To be part of an Italian family with all its traditions, and of course food must be so special.
So special that we Australians have taken on their traditions and made them our own.
The Italian snag is just one example.
But for the Carbone family, they have not messed with this recipe since their father taught them as boys.
While Paddy, Joe and Mimma Carbone were born in Harvey their parents moved over from their Italian home town in Calibria.
To this day, their mother only speaks Italian, which only helps keep their culture alive as their children and grandchildren must learn the language in order to communicate with Nonna.
Paddy and Joe told me how their father would do every process of making the Italian sausage, including killing the pig, skinning and boning.
He would give his boys different jobs to do every year.
Paddy and Joe would learn from watching, as they said their father wouldn't talk them through it.
"He would give us a little job and little job until we were old enough to use the knives," Joe said.
"I used to collect the blood in a bucket and stir it up so it wouldn't congeal and bring it home to mum and she would make blood pudding."
"I like the smell of it, to us it is normal,"
Paddy's wife Anna said there were so many parts of the pig that was tasty.
"Last year we had the pig head and I hung it up in the shed but because this year I had grandchildren we thought we better not have it on show," she said.
Joe said one of his jobs early on was to put the meat in the mincer.
"It was all I was allowed to do. It was a bit dangerous because you could cut your fingers and our dad had an electric one, but I learnt pretty quick," he said.

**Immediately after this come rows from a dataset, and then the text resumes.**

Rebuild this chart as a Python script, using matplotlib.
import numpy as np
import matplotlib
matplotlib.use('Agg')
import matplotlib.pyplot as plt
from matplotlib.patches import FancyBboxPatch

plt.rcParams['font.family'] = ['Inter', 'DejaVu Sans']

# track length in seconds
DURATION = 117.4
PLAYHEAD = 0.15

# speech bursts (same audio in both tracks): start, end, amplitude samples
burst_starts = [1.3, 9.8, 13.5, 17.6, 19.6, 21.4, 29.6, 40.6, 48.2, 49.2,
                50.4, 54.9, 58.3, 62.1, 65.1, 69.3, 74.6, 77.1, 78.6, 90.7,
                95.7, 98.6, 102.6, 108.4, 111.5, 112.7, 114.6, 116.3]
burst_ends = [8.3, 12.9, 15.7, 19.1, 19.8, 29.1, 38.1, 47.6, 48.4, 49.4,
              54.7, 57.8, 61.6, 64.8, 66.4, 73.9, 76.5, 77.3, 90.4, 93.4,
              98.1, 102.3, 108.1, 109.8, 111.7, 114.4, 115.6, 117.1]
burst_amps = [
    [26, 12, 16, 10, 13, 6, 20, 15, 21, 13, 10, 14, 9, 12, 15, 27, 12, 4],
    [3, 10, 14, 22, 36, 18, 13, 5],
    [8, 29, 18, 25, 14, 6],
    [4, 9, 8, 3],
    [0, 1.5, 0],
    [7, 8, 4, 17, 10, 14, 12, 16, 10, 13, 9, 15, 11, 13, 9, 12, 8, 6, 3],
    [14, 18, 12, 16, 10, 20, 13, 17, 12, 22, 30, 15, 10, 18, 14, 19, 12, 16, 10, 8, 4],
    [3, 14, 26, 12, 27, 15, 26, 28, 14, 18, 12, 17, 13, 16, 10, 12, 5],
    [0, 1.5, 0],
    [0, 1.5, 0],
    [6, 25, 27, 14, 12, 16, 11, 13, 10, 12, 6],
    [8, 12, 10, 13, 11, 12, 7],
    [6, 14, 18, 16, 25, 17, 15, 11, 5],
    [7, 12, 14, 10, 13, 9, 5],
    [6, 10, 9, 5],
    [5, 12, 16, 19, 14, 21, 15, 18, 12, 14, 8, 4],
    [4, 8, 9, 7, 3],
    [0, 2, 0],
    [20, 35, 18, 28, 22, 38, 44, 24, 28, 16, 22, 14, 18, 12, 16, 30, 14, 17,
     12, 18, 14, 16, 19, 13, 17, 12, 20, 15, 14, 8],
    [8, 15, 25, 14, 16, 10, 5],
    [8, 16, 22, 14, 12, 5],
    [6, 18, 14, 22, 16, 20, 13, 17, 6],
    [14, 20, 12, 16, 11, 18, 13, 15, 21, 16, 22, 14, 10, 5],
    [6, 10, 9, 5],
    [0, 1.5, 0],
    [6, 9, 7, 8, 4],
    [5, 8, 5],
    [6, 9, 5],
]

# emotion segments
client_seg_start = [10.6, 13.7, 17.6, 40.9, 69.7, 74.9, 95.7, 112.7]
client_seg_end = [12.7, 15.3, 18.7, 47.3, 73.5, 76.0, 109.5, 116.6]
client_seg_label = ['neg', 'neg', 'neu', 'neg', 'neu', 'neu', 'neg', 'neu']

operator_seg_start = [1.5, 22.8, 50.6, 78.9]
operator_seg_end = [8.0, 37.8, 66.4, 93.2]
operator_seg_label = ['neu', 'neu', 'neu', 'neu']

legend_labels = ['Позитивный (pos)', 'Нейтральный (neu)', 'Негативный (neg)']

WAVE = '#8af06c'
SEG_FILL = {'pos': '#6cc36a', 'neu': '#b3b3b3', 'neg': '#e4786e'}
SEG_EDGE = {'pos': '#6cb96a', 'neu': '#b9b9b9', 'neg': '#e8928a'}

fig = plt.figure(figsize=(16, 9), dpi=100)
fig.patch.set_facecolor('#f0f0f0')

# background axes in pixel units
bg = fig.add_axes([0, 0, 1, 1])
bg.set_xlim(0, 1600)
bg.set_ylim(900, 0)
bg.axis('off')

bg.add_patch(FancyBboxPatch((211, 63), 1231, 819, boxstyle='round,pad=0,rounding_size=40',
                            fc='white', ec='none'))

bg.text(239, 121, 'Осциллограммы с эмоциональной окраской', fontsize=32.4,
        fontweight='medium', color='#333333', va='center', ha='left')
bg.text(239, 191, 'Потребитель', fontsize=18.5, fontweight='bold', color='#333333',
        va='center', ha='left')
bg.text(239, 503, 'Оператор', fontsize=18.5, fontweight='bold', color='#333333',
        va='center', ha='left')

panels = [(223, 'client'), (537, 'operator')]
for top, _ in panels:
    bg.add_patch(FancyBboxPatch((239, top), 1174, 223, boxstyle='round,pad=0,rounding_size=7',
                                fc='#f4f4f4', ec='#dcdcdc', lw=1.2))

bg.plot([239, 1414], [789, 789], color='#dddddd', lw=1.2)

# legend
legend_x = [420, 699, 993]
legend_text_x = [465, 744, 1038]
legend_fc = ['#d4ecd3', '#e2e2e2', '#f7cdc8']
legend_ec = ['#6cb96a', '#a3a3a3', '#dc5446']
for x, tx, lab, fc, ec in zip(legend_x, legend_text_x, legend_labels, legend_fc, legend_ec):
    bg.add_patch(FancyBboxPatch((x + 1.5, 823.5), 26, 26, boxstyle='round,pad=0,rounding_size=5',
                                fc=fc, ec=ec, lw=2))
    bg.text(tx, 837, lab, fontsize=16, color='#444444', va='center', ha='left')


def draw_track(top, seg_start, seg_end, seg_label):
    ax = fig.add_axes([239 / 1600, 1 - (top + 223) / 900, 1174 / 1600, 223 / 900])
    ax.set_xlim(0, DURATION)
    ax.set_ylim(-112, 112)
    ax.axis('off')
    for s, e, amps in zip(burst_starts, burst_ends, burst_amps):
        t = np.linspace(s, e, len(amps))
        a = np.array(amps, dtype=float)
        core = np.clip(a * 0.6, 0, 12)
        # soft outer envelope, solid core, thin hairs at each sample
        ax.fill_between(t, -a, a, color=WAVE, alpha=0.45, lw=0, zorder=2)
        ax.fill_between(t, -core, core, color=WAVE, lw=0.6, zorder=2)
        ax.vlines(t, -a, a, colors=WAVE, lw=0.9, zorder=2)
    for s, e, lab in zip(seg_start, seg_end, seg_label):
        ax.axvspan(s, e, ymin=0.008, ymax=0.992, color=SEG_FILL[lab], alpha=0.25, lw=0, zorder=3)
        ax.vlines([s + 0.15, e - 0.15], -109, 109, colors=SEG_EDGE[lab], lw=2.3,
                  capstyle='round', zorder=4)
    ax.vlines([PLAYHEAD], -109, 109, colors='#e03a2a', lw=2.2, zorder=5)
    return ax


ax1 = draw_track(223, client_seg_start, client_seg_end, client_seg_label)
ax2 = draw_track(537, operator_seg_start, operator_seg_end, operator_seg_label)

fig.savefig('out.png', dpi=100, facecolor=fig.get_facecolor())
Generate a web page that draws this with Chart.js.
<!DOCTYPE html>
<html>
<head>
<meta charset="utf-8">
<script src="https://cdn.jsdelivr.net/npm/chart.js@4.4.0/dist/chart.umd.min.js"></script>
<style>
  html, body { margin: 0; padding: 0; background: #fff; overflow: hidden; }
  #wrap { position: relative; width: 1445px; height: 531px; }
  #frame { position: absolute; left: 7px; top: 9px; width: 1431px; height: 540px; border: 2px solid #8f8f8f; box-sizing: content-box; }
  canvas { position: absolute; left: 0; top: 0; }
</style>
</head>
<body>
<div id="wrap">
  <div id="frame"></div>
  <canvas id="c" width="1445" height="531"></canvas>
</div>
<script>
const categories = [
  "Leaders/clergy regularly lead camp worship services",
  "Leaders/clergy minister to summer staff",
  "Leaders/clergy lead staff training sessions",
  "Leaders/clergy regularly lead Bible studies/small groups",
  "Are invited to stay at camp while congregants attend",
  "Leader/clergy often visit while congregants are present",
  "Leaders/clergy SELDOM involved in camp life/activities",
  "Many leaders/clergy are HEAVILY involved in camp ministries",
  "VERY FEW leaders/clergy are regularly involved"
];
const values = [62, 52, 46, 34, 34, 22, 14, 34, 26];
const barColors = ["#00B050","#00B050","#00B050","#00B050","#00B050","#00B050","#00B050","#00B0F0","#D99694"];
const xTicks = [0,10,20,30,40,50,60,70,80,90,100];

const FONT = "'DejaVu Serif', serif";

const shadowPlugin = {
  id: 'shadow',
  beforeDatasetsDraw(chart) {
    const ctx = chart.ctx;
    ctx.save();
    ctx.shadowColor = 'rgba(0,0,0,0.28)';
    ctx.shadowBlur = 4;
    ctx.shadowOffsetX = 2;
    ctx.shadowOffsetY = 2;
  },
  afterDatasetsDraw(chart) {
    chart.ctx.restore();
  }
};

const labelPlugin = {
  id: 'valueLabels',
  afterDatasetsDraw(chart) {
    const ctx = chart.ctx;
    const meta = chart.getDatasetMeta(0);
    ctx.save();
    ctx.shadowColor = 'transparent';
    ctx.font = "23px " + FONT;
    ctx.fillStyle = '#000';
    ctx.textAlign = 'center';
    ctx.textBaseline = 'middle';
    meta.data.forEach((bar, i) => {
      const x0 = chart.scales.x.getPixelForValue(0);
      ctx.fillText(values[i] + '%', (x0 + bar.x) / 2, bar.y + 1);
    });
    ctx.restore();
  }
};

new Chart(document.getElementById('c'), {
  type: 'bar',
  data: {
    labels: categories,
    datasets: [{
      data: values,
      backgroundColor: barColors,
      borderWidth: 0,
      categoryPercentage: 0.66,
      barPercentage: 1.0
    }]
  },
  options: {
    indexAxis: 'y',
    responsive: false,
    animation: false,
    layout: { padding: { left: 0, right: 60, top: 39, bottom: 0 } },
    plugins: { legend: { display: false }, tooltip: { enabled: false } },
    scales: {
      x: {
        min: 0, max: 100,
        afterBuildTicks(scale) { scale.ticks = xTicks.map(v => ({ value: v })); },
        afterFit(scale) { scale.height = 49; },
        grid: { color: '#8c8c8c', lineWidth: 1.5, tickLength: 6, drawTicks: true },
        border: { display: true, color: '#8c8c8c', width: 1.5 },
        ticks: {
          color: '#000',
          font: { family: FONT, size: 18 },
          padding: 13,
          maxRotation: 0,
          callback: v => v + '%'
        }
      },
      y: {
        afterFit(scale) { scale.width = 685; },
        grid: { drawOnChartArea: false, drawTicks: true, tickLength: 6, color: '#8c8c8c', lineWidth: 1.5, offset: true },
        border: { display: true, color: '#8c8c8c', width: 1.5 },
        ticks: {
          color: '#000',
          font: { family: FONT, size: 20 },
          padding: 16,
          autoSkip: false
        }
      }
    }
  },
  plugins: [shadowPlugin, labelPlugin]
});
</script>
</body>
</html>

"Then I would get around to fill sausages up and someone else would do the mince."
"Not a big deal with the knives, because you were watching so much we knew what to do," Paddy said.
"We used knives since we were 15 and I'm 62 and I still cut myself.
"We worked at the abattoirs and could do damage then, but now it is just natural."
Using wine is also a big part of making the sausages.
"Dad would have three barrels of wine, which would go into the mixture but we would drink it while working as well," Paddy said.
While their dad passed away many years ago, the Carbones have not messed around with the recipe.
"You don't play around with it, that is how dad showed us," Paddy said.
"It is just salt, peppercorn, hot chilli, sweet chilli and wine.
"Premium is what they call the cube roll, then fillet and rump. Make sure the cube roll come out separate as we make the coppers out of them, big salamis.
"With the cube rolls we make sure Russell (Mimma's husband) doesn't touch it," Joe laughs.
They go on to tell me a story which happened more than 30 years ago, but they act like it was yesterday.
"He got home the Friday afternoon and asked 'what can I do'. Dad said 'go and cut up that meat over there', so he was just doing what he was told," Joe said.
"Mum walked in and asked 'where are all the big coppers?' and Dad said 'Just on the table.....over there......'"
"Russ had cut them all up. Every year without fail now we don't let him forget it."
You don't play around with it, that is how dad showed us
- Paddy Carbone
There are some traditions that have evolved though, which includes allowing women to help out in the process.
"Old tradition said women weren't allowed to touch the meat because if they had their monthlies it would ruin it," Anna said.
"But it isn't like that now."
Making the Italian snags needs to happen in the winter months in order to get the perfect sausage.
"Cooler months is when to do it, some people start in May and you can still do it in August, but once September hits you wouldn't do it," Paddy said.
"Heat dries it out too quick. we have hung ours three weeks now, still a bit green inside - a bit soft,
"Last year was a different winter and they turned out totally different, they shrunk and were a bit crumbly," Joe said.
"Rain has made it take longer.
"Will probably cut them this week and they last us for the entire year."
The coppers are cured a week before they put in their skin, by putting salt on them in a bucket and turning them over every day and adding salt.
"It draws the liquid out of the meat," Joe said.
As their father passed the tradition onto Paddy and Joe, they have passed it onto their sons and nephews who have then expanded it out to their friends.
"A lot more Australians are doing it than Italians," Paddy said.
"The kids went to school together and the Aussies came to the Italians to do it and then thought would do it themselves."
Gone are the days when the Italians would go to school and get teased for the food they brought, Anna said.
"Now everyone loves it," she said.
Paddy said one way or another, the family would still come together for sausage making day.
"We do it as family every year but we invite friends over as well and show people how it's done," he said.
"It's just the culture that is expanding."
"Very social affair, start drinking about 8am in the morning."